FDA makes changes to food labels
March 28, 2014
Food labels are about to change in order to better adjust to American society.
According to USA Today’s Kim Palmer, First Lady Michelle Obama announced the FDA’s planned changes on Thursday, February 27.
These labels will make calorie counts more obvious, serving sizes more accurate, and the added sugars more noticeable.
This announcement was made in conjunction with the anniversary of Obama’s Let’s Move Campaign.
Food labels were last updated in the early 1990s when the American diet was not as widely speculated as it is today.

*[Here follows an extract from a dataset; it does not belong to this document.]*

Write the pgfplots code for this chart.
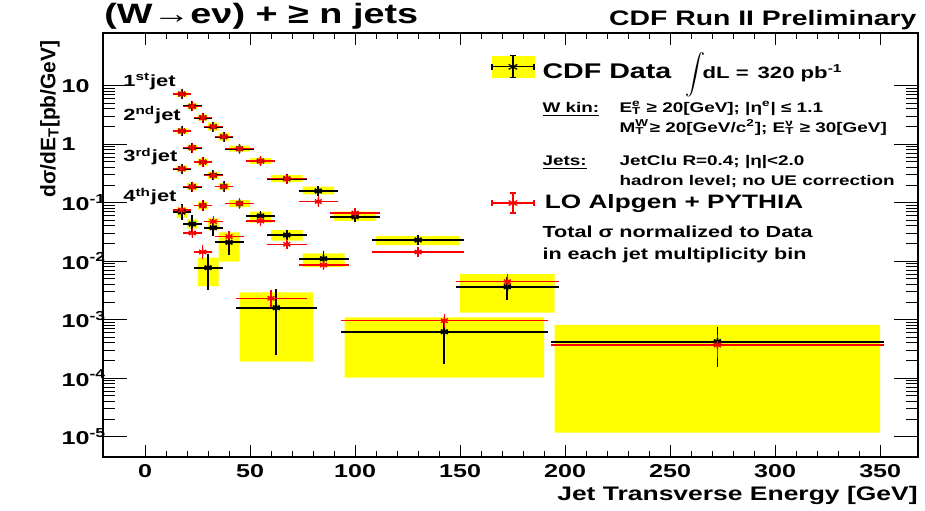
\documentclass[border=0pt]{standalone}
\usepackage{pgfplots}
\pgfplotsset{compat=1.18}
\usepackage{pgfplotstable}
\usepackage{fontspec}
\setmainfont{Liberation Sans}[FakeStretch=1.35]
\newfontfamily\plainfont{Liberation Sans}
\newcommand{\ES}[2]{\makebox[0pt][l]{\textsuperscript{#1}}\textsubscript{#2}}
\newcommand{\YL}[1]{\makebox[20.5pt][l]{#1}}
\definecolor{ryellow}{RGB}{255,255,0}
\definecolor{rred}{RGB}{255,0,0}

% 1st jet: data and LO MC  (x, y, half bin width, +err, -err)
\pgfplotstableread{
x y ex eyp eym
17.5 7.21 2.5 0.29 0.28
22.5 4.445 2.5 0.18 0.17
27.5 2.838 2.5 0.11 0.11
32.5 1.991 2.5 0.08 0.08
37.5 1.343 2.5 0.055 0.055
45 0.838 5 0.034 0.034
55 0.516 5 0.021 0.021
67.5 0.2572 7.5 0.011 0.011
82.5 0.1585 7.5 0.007 0.007
100 0.0576 10 0.003 0.003
130 0.02304 20 0.0012 0.0012
172.5 0.003666 22.5 0.001 0.00112
272.5 0.0004206 77.5 0.000228 0.0002365
}\dataA
\pgfplotstableread{
x y ex eyp eym
17.5 7.21 2.5 0.29 0.28
22.5 4.445 2.5 0.18 0.17
27.5 2.838 2.5 0.11 0.11
32.5 1.991 2.5 0.08 0.08
37.5 1.343 2.5 0.055 0.055
45 0.838 5 0.034 0.034
55 0.516 5 0.021 0.021
67.5 0.2572 7.5 0.011 0.011
82.5 0.1048 7.5 0.0045 0.0045
100 0.0667 10 0.0028 0.0028
130 0.01437 20 0.0006 0.0006
172.5 0.004464 22.5 0.00077 0.00065
272.5 0.0003693 77.5 0.0000984 0.000107
}\mcA
% 2nd jet
\pgfplotstableread{
x y ex eyp eym
17.5 1.681 2.5 0.07 0.07
22.5 0.8713 2.5 0.035 0.035
27.5 0.4962 2.5 0.02 0.02
32.5 0.2940 2.5 0.012 0.012
37.5 0.1892 2.5 0.008 0.008
45 0.09689 5 0.004 0.004
55 0.05924 5 0.0025 0.0025
67.5 0.02805 7.5 0.0015 0.0015
85 0.01103 10 0.0019 0.0016
142.5 0.0006235 47.5 0.000245 0.000416
}\dataB
\pgfplotstableread{
x y ex eyp eym
17.5 1.681 2.5 0.07 0.07
22.5 0.8713 2.5 0.035 0.035
27.5 0.4962 2.5 0.02 0.02
32.5 0.2940 2.5 0.012 0.012
37.5 0.1892 2.5 0.008 0.008
45 0.09689 5 0.004 0.004
55 0.04866 5 0.002 0.002
67.5 0.01945 7.5 0.0008 0.0008
85 0.00861 10 0.00035 0.00035
142.5 0.0009614 47.5 0.00012 0.000107
}\mcB
% 3rd jet
\pgfplotstableread{
x y ex eyp eym
17.5 0.3814 2.5 0.016 0.016
22.5 0.1877 2.5 0.008 0.008
27.5 0.08955 2.5 0.004 0.004
32.5 0.03737 2.5 0.0072 0.0061
40 0.02104 5 0.0036 0.0061
62.5 0.001604 17.5 0.001223 0.001309
}\dataC
\pgfplotstableread{
x y ex eyp eym
17.5 0.3814 2.5 0.016 0.016
22.5 0.1877 2.5 0.008 0.008
27.5 0.08955 2.5 0.004 0.004
32.5 0.04771 2.5 0.002 0.002
40 0.02643 5 0.0011 0.0011
60 0.002322 15 0.000428 0.000415
}\mcC
% 4th jet
\pgfplotstableread{
x y ex eyp eym
17.5 0.06934 2.5 0.0112 0.0096
22.5 0.04324 2.5 0.0088 0.0073
30 0.007742 5 0.00374 0.003975
}\dataD
\pgfplotstableread{
x y ex eyp eym
17.5 0.07502 2.5 0.003 0.003
22.5 0.03034 2.5 0.0012 0.0012
27.5 0.01437 2.5 0.0017 0.0017
}\mcD

\pgfplotsset{
  datastyle/.style={black, line width=0.9pt, only marks, mark=asterisk, mark size=2pt, forget plot,
    error bars/.cd, x dir=both, x explicit, y dir=both, y explicit,
    error bar style={line width=0.9pt, black},
    error mark options={black, line width=0.9pt, mark size=2pt}},
  mcstyle/.style={rred, line width=0.7pt, only marks, mark=asterisk, mark size=2pt, forget plot,
    error bars/.cd, x dir=both, x explicit, y dir=both, y explicit,
    error bar style={line width=0.7pt, rred},
    error mark options={rred, line width=0.7pt, mark size=2pt}},
  boxstyle/.style={fill=ryellow, draw=none, forget plot, unbounded coords=jump},
}
\tikzset{jetlab/.style={anchor=base west, inner sep=0pt, font=\fontsize{8.1}{10}\selectfont\bfseries}}

\begin{document}
\begin{tikzpicture}
\path[use as bounding box] (-51.5pt,-26.5pt) rectangle (411pt,228.5pt);
\begin{axis}[
  at={(0pt,0pt)}, anchor=south west, scale only axis,
  width=407.5pt, height=212pt,
  xmin=-20, xmax=368, ymode=log, ymin=4.5e-6, ymax=79.6,
  axis line style={line width=0.8pt},
  every tick/.style={black, line width=0.5pt},
  major tick length=6pt, minor tick length=3pt,
  xtick={0,50,...,350}, minor x tick num=4,
  xticklabels={0,50,100,150,200,250,300,350},
  ytick={1e-5,1e-4,1e-3,1e-2,1e-1,1,10},
  yticklabels={\YL{10\textsuperscript{-5}},\YL{10\textsuperscript{-4}},\YL{10\textsuperscript{-3}},\YL{10\textsuperscript{-2}},\YL{10\textsuperscript{-1}},\YL{1},\YL{10}},
  ytick style={/pgfplots/major tick length=11.8pt, /pgfplots/minor tick length=6pt},
  tick label style={font=\fontsize{9.3}{11}\selectfont\bfseries},
  yticklabel style={inner sep=0pt},
  xlabel={Jet Transverse Energy [GeV]},
  xlabel style={at={(rel axis cs:1,0)}, anchor=base east, inner sep=0pt, yshift=-21.5pt, font=\fontsize{9.8}{11}\selectfont\bfseries},
  ylabel={dσ/dE\textsubscript{T}[pb/GeV]},
  ylabel style={at={(rel axis cs:-0.065,0.9835)}, anchor=east, inner sep=0pt, rotate=0, font=\plainfont\fontsize{10.5}{12}\selectfont\bfseries},
  legend cell align=left,
  legend style={at={(0.476,0.965)}, anchor=north west, draw=none, fill=none, inner sep=0pt,
    column sep=2pt, row sep=0pt},
]
% systematic bands (yellow)
\addplot[boxstyle] coordinates {
(15,6.41) (20,6.41) (20,8.02) (15,8.02) (15,nan)
(20,3.95) (25,3.95) (25,5.00) (20,5.00) (20,nan)
(25,2.52) (30,2.52) (30,3.19) (25,3.19) (25,nan)
(30,1.70) (35,1.70) (35,2.33) (30,2.33) (30,nan)
(35,1.15) (40,1.15) (40,1.57) (35,1.57) (35,nan)
(40,0.745) (50,0.745) (50,0.943) (40,0.943) (40,nan)
(50,0.459) (60,0.459) (60,0.581) (50,0.581) (50,nan)
(60,0.224) (75,0.224) (75,0.295) (60,0.295) (60,nan)
(75,0.1391) (90,0.1391) (90,0.1877) (75,0.1877) (75,nan)
(90,0.0487) (110,0.0487) (110,0.0702) (90,0.0702) (90,nan)
(110,0.01891) (150,0.01891) (150,0.02696) (110,0.02696) (110,nan)
(150,0.001317) (195,0.001317) (195,0.006042) (150,0.006042) (150,nan)
(195,0.00001171) (350,0.00001171) (350,0.0008135) (195,0.0008135)
};
\addplot[boxstyle] coordinates {
(15,1.49) (20,1.49) (20,1.89) (15,1.89) (15,nan)
(20,0.774) (25,0.774) (25,0.980) (20,0.980) (20,nan)
(25,0.432) (30,0.432) (30,0.570) (25,0.570) (25,nan)
(30,0.256) (35,0.256) (35,0.3375) (30,0.3375) (30,nan)
(35,0.165) (40,0.165) (40,0.217) (35,0.217) (35,nan)
(40,0.0844) (50,0.0844) (50,0.1112) (40,0.1112) (40,nan)
(50,0.04586) (60,0.04586) (60,0.07073) (50,0.07073) (50,nan)
(60,0.02241) (75,0.02241) (75,0.03413) (60,0.03413) (60,nan)
(75,0.007961) (95,0.007961) (95,0.01365) (75,0.01365) (75,nan)
(95,0.000102) (190,0.000102) (190,0.001099) (95,0.001099)
};
\addplot[boxstyle] coordinates {
(15,0.339) (20,0.339) (20,0.429) (15,0.429) (15,nan)
(20,0.1635) (25,0.1635) (25,0.2155) (20,0.2155) (20,nan)
(25,0.0765) (30,0.0765) (30,0.1048) (25,0.1048) (25,nan)
(30,0.03413) (35,0.03413) (35,0.05411) (30,0.05411) (30,nan)
(35,0.009806) (45,0.009806) (45,0.03119) (35,0.03119) (35,nan)
(45,0.0001915) (80,0.0001915) (80,0.00294) (45,0.00294)
};
\addplot[boxstyle] coordinates {
(15,0.05541) (20,0.05541) (20,0.08344) (15,0.08344) (15,nan)
(20,0.03594) (25,0.03594) (25,0.05201) (20,0.05201) (20,nan)
(25,0.003767) (35,0.003767) (35,0.01148) (25,0.01148)
};
% data
\addplot[datastyle] table[x=x, y=y, x error=ex, y error plus=eyp, y error minus=eym] {\dataA};
\addplot[datastyle] table[x=x, y=y, x error=ex, y error plus=eyp, y error minus=eym] {\dataB};
\addplot[datastyle] table[x=x, y=y, x error=ex, y error plus=eyp, y error minus=eym] {\dataC};
\addplot[datastyle] table[x=x, y=y, x error=ex, y error plus=eyp, y error minus=eym] {\dataD};
% LO Alpgen + PYTHIA
\addplot[mcstyle] table[x=x, y=y, x error=ex, y error plus=eyp, y error minus=eym] {\mcA};
\addplot[mcstyle] table[x=x, y=y, x error=ex, y error plus=eyp, y error minus=eym] {\mcB};
\addplot[mcstyle] table[x=x, y=y, x error=ex, y error plus=eyp, y error minus=eym] {\mcC};
\addplot[mcstyle] table[x=x, y=y, x error=ex, y error plus=eyp, y error minus=eym] {\mcD};

% legend
\addlegendimage{legend image code/.code={
  \fill[ryellow] (0pt,-5.25pt) rectangle (21pt,5.25pt);
  \draw[black, line width=0.6pt] (0pt,0pt) -- (21pt,0pt);
  \draw[black, line width=0.6pt] (0pt,-1.5pt) -- (0pt,1.5pt);
  \draw[black, line width=0.6pt] (21pt,-1.5pt) -- (21pt,1.5pt);
  \draw[black, line width=0.6pt] (10.5pt,-5.5pt) -- (10.5pt,5.5pt);
  \draw[black, line width=0.6pt] (9pt,-5.5pt) -- (12pt,-5.5pt);
  \draw[black, line width=0.6pt] (9pt,5.5pt) -- (12pt,5.5pt);
  \draw[black, line width=0.6pt, mark=asterisk, mark size=2.5pt] plot coordinates {(10.5pt,0pt)};
}}
\addlegendentry[font=\fontsize{10.6}{12}\selectfont\bfseries]{CDF Data\hspace{7pt}{\fontsize{8.2}{10}\selectfont$\displaystyle\int$\!dL = \,320 pb\textsuperscript{-1}}}
\addlegendimage{empty legend}
\addlegendentry[font=\fontsize{7}{10}\selectfont\bfseries, align=left]{\rule{0pt}{11.35pt}\makebox[38.5pt][l]{\underline{W kin:}}E\ES{e}{T} ≥ 20[GeV]; |η\textsuperscript{e}| ≤ 1.1\\
\hspace*{38.5pt}M\ES{W}{T} ≥ 20[GeV/c\textsuperscript{2}]; E\ES{ν}{T} ≥ 30[GeV]\\[6.65pt]
\makebox[38.5pt][l]{\underline{Jets:}}JetClu R=0.4; |η|<2.0\\
\hspace*{38.5pt}hadron level; no UE correction}
\addlegendimage{legend image code/.code={
  \draw[rred, line width=0.6pt] (0pt,0pt) -- (21pt,0pt);
  \draw[rred, line width=0.6pt] (0pt,-1.5pt) -- (0pt,1.5pt);
  \draw[rred, line width=0.6pt] (21pt,-1.5pt) -- (21pt,1.5pt);
  \draw[rred, line width=0.6pt] (10.5pt,-5pt) -- (10.5pt,5pt);
  \draw[rred, line width=0.6pt] (9pt,-5pt) -- (12pt,-5pt);
  \draw[rred, line width=0.6pt] (9pt,5pt) -- (12pt,5pt);
  \draw[rred, line width=0.6pt, mark=asterisk, mark size=2.5pt] plot coordinates {(10.5pt,0pt)};
}}
\addlegendentry[font=\fontsize{9.7}{12}\selectfont\bfseries, inner xsep=3.2pt, inner ysep=0pt]{LO Alpgen + PYTHIA}
\addlegendimage{empty legend}
\addlegendentry[font=\fontsize{8}{11}\selectfont\bfseries, align=left]{\rule{0pt}{9.75pt}Total σ normalized to Data\\ in each jet multiplicity bin}

% jet labels
\node[jetlab] at (axis cs:-10.5,9.88) {1\textsuperscript{st}jet};
\node[jetlab] at (axis cs:-10.5,2.59) {2\textsuperscript{nd}jet};
\node[jetlab] at (axis cs:-10.5,0.502) {3\textsuperscript{rd}jet};
\node[jetlab] at (axis cs:-10.5,0.104) {4\textsuperscript{th}jet};
\end{axis}
\node[anchor=base west, inner sep=0pt, font=\fontsize{14}{16}\selectfont\bfseries] at (0.5pt,216.9pt) {(W→eν) + ≥ n jets};
\node[anchor=base east, inner sep=0pt, font=\fontsize{10.5}{12}\selectfont\bfseries] at (406.9pt,215.5pt) {CDF Run II Preliminary};
\end{tikzpicture}
\end{document}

There will be two versions of the FDA’s labels released for the public and manufacturers to comment on for 90 days. Then, the manufacturers will have two years to adjust their products’ labels to the standards of the new labels.
Simpson Coordinator of Campus Health and Wellness Rita Audlehelm said as long as the new labels “make something simpler for people, you can’t go wrong with that.”
The major changes in the new labels include:
- calorie counts in large bolder prints than the othe facts
- grams of added sugar will be shown
- serving sizes will reflect more realistically the larger serving sizes that people eat based on studies
- the labels will list vitamin D and potassium instead of vitamins A and C because of the concerns and deficiencies in today’s diets
Simpson Campus Nurse Katie Lee said, “they took out calories from fat because nobody really knew what that meat. You almost had to have a calculator and be a dietitian to really get some of those things.”
In addition, foods and drinks that people usually consume all at once will be labeled as single servings, such as a 20-ounce bottles of pop. However, the FDA is not saying that people should eat and drink larger servings. Serving sizes on food packages are not the recommended portions. Also, the added sugar will show which sugar comes from the actual food and what sugar has been added as a sweetener.
“It is a step in the right direction. I think eventually I would like to see them adding a special area for natural ingredients, like Red 40,” Lee said.
Many people are concerned whether the changes will actually lead more people to use the information on the label to control their diets.
Audlehelm said, “there are always turn over problems when switching to a new label.”
Audlehelm, who was just on a spring break trip with a group of students, noticed many of her students reading the labels before consuming food. “I think a lot of people are label readers,” she said.
Recently the U.S. Department of Agriculture did a study and found that 42 percents of working-age adults and 57 percent of older adults say they use the nutrition facts panel “always or most of the time.”
“It will even help non-label readers become label readers because they are really trying to simplify it,” Lee said. “It is going to make companies accountable because they have to reveal what other additional stuff they are putting in their products.”
The FDA said they hope that the labeling changes will motivate the food industry to recreate many products.
“I don’t think it will make a big difference in the beginning, but I think it will take time. Overall, it will help,” Lee said. “It’s about education the consumer.”